Hunter receiving the best kind of kisses from Argos in Punta Gorda, Florida on June 27, 2014

   It is an interesting feeling being paired with these dogs, at least for me, because I spend 24 hours a day with Zido and I learn so much about him every single second. I can no longer imagine my life without him by my side, but I cannot help but feel like I missed out on his first year. His puppy home is AMAZING and I am so glad that they were the ones to see him grow up, but I could not think about how it would feel knowing that a prisoner was the one to watch Zido do his first sit on command or comfort him when he was scared of thunder storms. I wanted to see what these three partners thought about this subject, and all three of them again surprised me. Calvert said that it did not bother her or her son at all that Argos was raised by a “criminal” because “people make mistakes [but they] can change.” Toni Popkins, another recipient whose dog, Bud, was raised in a men’s prison in Laurel, Maryland, said that it makes her feel like “even though they committed a crime, they are not all bad.”

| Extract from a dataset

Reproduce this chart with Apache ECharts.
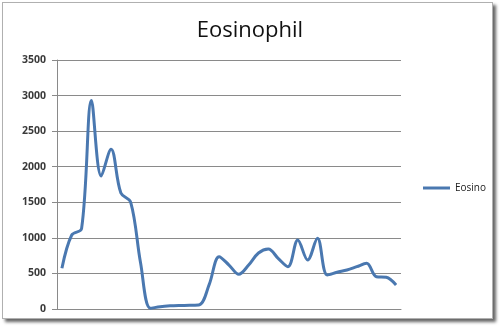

   I think that the best way I have ever heard it put about these dogs and the prisoners that raise them was from a woman who graduated in the same class as Zido and me. Every day we had a time where we would read a journal entry that described our time at training. This woman suffered from severe seizures, and her dog was the first to be able to give her the independence to walk down her driveway in many, many years. She said, “I just realized the irony of it all. My little [dog name] started his life in a prison, only to come to me and release me from mine.”
   Whether Canine Partners’ dogs are raised in a home with a fenced in yard, or in a prison with fences surrounding it, the fact is that these dogs are loved and they save lives every day. Nothing can change that.